The first open source spacecraft on another planet

Ingenuity helicopter

by Ed Sawicki - April 22, 2021

Which has more computer horsepower onboard: the almost car-sized Mars Perseverance rover or the tiny four-pound Ingenuity helicopter?

Ingenuity has.

Perseverance is about 565 times the weight of Ingenuity and much larger. It has far more moving parts and its computer has more to control. Yet the compute power onboard Ingenuity is far greater. This may seem counterintuitive. So...why?

Two reasons:

  1. A helicopter has to deal with events related to flight and navigation in realtime. Ingenuity doesn't have a map of the area stored in its memory, so it must navigate by sight and this means video processing in realtime. It needs the additional horsepower. In contrast, Perseverence tasks plod along at speeds that are far from breakneck.
  2. NASA's massively expensive missions use radiation-hardened electronic parts to minimize the chances of failure due to cosmic radiation. This limits the parts that designers can select and they are typically not cutting-edge. However, the Ingenuity helicopter is not mission-critical. It's simply a technology demonstration and doesn't need to comply with NASA's strict rules. So, it's free to use newer, non-radiation-hardened technologies.
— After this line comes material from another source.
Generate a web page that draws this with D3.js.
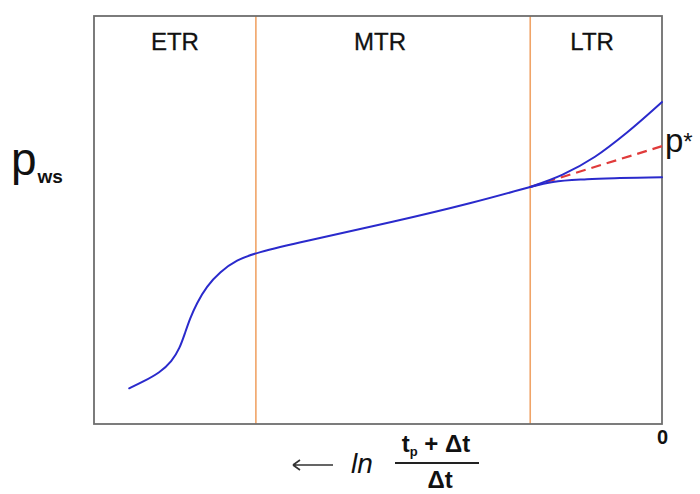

Perseverence uses a computer based on the radiation-hardened PowerPC 750 (RAD750), first introduced in 2001. It's a great processor and has more compute power than those on earlier rovers, but it's inadequate for Ingenuity's tasks.

Snapdragon SoC
Snapdragon SoC

Ingenuity designers chose a faster System on a Chip (SoC) that packs a lot of functionality into a small, low-power package. It's a Qualcomm Snapdragon that's designed for consumer applications like cellphones. It's based on the ARM processor that is the most used processor on Earth—it's in most cellphones, tablets, and Apple's newer computers—and now it's flying on Mars.

On August 3, 2023, Ingenuity took its 54th flight. The flight was captured on video by Perseverence, which was 180 feet away.

On January 18, 2024, NASA lost contact with Ingenuity while it was on its 72nd flight.

Open Source

For software geeks like me, the more exciting news about Ingenuity is that it's based on popular open source software (OSS). Integrity is the first time the open source Linux operating system has run on Mars–along with dozens of other OSS packages.

Over 12,000 people from all over the world contributed to the OSS projects used by Ingenuity. The 12,000 do not include the people whose names are not attached to the projects as developers but who supported the projects in some way. For example, when I've earned money by deploying OSS to a customer site, I've sent the developers a portion.

JPL's own internally-developed software framework used by Ingenuity is open source as well. It's called Fprime and often written as . It's used by numerous projects such as Cubesats and other small-scale spaceflight systems to reduce their development cycles. Anyone can use it, even for their Earthbound projects.

Ingenuity's success will spur the adoption of OSS for other space missions, and that means more NASA bang for the taxpayer buck.